## Stated problem
From the top of the entries, reproduce each line exactly, stopping after the line that contains "shares.reduce(function (acc, v, i)". Omit pictures.

## Records supplied
↓

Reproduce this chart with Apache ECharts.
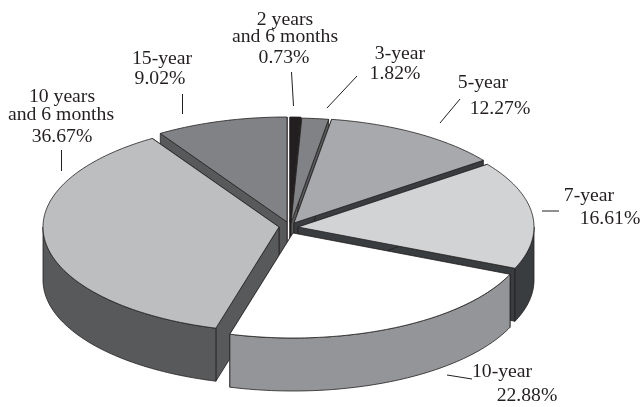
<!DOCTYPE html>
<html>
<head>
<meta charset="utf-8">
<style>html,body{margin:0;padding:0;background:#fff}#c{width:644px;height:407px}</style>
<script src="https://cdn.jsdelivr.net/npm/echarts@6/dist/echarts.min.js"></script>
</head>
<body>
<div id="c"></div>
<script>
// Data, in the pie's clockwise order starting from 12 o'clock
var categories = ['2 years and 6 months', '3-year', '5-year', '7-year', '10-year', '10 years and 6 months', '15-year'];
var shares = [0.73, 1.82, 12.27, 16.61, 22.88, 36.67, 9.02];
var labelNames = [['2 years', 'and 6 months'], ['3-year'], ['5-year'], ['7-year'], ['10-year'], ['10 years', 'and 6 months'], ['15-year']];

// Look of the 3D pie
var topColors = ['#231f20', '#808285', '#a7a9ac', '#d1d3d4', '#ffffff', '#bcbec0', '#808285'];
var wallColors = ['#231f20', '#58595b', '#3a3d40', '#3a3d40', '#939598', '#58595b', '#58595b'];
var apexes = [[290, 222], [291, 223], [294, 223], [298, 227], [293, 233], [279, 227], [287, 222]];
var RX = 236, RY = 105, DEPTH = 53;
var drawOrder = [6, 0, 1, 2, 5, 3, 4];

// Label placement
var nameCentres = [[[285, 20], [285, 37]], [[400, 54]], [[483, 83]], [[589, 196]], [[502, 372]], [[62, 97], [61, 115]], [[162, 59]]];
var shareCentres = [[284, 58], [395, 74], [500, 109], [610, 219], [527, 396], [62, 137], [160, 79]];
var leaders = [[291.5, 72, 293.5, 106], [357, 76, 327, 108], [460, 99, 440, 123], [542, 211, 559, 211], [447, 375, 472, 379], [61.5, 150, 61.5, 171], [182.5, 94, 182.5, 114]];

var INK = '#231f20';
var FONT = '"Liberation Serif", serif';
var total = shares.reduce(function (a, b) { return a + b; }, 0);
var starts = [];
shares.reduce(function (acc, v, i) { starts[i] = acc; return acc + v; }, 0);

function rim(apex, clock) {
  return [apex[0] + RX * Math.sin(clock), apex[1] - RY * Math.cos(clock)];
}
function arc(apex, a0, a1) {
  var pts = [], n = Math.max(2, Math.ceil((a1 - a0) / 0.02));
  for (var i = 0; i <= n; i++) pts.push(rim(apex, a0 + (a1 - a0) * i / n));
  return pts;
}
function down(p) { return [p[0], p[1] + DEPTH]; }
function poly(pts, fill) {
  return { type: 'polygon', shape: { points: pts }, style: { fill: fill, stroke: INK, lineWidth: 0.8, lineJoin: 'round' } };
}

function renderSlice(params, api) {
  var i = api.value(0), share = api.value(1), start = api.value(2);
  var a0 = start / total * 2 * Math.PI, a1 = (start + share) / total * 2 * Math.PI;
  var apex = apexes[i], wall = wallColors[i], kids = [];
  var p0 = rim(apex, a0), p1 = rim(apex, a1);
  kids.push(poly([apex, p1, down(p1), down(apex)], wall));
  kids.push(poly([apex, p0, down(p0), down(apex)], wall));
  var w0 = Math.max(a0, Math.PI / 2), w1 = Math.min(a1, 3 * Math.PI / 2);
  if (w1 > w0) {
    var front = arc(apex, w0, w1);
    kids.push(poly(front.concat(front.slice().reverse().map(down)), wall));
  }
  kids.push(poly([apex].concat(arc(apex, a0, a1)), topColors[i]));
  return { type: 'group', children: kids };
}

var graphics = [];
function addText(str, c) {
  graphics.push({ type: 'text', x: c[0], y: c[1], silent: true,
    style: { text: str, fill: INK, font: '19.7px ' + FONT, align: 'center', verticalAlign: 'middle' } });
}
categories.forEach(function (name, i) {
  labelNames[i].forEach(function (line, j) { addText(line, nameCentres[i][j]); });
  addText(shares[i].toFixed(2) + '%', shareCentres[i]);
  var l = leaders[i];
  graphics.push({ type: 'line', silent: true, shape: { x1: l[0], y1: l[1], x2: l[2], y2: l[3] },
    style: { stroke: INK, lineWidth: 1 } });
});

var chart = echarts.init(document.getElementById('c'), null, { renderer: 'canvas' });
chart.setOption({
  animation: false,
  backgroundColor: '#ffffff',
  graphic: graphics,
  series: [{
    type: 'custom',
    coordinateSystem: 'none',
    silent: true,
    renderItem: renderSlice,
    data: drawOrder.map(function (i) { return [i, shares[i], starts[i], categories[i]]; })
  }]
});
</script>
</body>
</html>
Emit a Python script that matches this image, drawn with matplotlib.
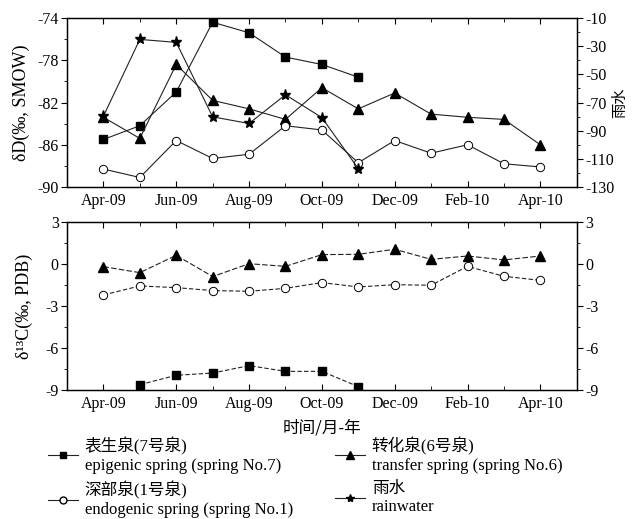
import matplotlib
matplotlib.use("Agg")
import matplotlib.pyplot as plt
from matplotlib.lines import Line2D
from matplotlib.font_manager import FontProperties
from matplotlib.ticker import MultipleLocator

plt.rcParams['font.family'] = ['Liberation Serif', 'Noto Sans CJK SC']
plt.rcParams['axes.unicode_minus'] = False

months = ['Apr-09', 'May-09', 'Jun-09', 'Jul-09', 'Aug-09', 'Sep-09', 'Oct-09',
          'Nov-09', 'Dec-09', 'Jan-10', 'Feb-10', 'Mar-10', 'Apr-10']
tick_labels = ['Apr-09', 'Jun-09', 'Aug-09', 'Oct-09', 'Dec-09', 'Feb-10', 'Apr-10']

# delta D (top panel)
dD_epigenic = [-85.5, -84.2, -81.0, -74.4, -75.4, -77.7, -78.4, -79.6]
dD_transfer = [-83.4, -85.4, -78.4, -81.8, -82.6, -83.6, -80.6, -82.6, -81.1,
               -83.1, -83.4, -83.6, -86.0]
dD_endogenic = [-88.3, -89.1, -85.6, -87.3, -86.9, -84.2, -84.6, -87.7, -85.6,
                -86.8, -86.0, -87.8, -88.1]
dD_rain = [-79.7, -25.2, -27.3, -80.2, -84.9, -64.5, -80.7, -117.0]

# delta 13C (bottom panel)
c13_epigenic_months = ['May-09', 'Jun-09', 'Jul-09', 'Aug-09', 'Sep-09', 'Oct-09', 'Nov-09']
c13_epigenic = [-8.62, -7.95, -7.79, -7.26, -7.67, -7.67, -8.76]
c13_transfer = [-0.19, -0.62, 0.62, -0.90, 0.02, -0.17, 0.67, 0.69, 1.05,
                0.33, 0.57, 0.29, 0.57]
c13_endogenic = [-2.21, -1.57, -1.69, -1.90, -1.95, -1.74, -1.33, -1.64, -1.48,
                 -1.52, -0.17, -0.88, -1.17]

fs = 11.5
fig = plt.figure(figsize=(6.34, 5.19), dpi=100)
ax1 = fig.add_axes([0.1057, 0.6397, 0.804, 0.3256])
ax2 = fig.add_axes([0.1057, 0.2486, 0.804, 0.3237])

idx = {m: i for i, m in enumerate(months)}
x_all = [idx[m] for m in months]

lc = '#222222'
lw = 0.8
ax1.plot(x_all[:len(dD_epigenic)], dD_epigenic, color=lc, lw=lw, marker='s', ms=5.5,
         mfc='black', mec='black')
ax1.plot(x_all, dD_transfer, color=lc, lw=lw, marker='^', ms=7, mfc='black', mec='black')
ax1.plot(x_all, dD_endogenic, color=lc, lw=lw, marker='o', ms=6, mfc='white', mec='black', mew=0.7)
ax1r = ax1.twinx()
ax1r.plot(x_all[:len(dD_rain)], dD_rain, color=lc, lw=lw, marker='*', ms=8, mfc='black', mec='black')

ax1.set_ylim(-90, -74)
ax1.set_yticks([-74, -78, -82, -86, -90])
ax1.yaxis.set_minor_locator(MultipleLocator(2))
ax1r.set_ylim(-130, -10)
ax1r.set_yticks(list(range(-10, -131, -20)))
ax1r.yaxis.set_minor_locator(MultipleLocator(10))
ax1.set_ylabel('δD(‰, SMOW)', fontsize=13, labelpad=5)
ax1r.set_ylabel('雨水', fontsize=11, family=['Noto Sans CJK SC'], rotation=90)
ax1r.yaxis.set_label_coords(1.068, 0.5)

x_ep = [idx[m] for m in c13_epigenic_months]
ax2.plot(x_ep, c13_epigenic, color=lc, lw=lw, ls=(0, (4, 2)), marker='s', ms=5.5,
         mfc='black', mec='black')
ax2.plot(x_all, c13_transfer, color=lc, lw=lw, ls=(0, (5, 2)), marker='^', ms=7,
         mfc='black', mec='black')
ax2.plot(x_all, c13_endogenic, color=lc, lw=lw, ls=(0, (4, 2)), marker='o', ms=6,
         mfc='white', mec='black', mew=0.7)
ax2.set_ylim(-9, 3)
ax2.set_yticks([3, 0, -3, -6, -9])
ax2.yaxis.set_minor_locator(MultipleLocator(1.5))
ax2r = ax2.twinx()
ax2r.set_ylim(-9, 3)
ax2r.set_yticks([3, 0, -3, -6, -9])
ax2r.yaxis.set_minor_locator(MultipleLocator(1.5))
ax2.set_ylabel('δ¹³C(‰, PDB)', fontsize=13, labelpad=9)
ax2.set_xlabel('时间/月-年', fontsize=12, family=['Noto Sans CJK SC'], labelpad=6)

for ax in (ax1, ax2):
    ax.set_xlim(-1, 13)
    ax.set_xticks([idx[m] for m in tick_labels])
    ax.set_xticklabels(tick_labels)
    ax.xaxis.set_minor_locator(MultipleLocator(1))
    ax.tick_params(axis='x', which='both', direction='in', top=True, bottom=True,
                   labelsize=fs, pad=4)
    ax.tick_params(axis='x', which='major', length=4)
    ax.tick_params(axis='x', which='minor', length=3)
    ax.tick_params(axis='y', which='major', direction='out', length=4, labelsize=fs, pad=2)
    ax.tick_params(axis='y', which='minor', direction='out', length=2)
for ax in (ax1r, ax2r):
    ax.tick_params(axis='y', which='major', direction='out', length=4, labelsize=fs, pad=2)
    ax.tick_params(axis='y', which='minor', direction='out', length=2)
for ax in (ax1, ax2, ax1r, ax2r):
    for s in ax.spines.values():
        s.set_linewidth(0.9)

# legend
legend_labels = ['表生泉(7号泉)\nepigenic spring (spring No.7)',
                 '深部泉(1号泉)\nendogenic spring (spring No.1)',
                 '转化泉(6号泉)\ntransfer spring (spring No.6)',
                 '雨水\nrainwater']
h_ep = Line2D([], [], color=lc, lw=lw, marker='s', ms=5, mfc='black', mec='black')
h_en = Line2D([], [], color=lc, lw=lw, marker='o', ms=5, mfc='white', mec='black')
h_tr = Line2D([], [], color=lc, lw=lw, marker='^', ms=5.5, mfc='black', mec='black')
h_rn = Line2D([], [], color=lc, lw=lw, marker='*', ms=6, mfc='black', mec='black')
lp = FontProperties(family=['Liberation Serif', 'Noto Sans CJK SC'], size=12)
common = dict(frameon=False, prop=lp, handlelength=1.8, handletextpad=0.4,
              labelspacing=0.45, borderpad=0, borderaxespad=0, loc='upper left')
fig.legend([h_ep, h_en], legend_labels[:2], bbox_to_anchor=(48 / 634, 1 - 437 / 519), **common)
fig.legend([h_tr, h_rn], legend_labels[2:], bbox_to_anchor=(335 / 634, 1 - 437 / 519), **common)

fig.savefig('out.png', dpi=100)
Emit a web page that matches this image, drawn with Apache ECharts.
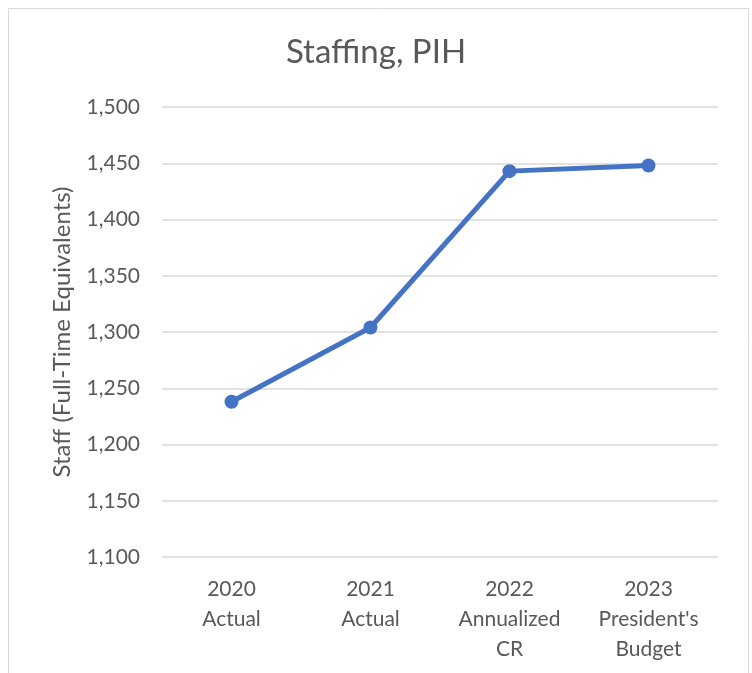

↑

## Written answer
Reproduce this chart with Apache ECharts.
<!DOCTYPE html>
<html>
<head>
<meta charset="utf-8">
<style>html,body{margin:0;padding:0;background:#fff}#c{width:644px;height:407px}</style>
<script src="https://cdn.jsdelivr.net/npm/echarts@6/dist/echarts.min.js"></script>
</head>
<body>
<div id="c"></div>
<script>
// Data, in the pie's clockwise order starting from 12 o'clock
var categories = ['2 years and 6 months', '3-year', '5-year', '7-year', '10-year', '10 years and 6 months', '15-year'];
var shares = [0.73, 1.82, 12.27, 16.61, 22.88, 36.67, 9.02];
var labelNames = [['2 years', 'and 6 months'], ['3-year'], ['5-year'], ['7-year'], ['10-year'], ['10 years', 'and 6 months'], ['15-year']];

// Look of the 3D pie
var topColors = ['#231f20', '#808285', '#a7a9ac', '#d1d3d4', '#ffffff', '#bcbec0', '#808285'];
var wallColors = ['#231f20', '#58595b', '#3a3d40', '#3a3d40', '#939598', '#58595b', '#58595b'];
var apexes = [[290, 222], [291, 223], [294, 223], [298, 227], [293, 233], [279, 227], [287, 222]];
var RX = 236, RY = 105, DEPTH = 53;
var drawOrder = [6, 0, 1, 2, 5, 3, 4];

// Label placement
var nameCentres = [[[285, 20], [285, 37]], [[400, 54]], [[483, 83]], [[589, 196]], [[502, 372]], [[62, 97], [61, 115]], [[162, 59]]];
var shareCentres = [[284, 58], [395, 74], [500, 109], [610, 219], [527, 396], [62, 137], [160, 79]];
var leaders = [[291.5, 72, 293.5, 106], [357, 76, 327, 108], [460, 99, 440, 123], [542, 211, 559, 211], [447, 375, 472, 379], [61.5, 150, 61.5, 171], [182.5, 94, 182.5, 114]];

var INK = '#231f20';
var FONT = '"Liberation Serif", serif';
var total = shares.reduce(function (a, b) { return a + b; }, 0);
var starts = [];
shares.reduce(function (acc, v, i) { starts[i] = acc; return acc + v; }, 0);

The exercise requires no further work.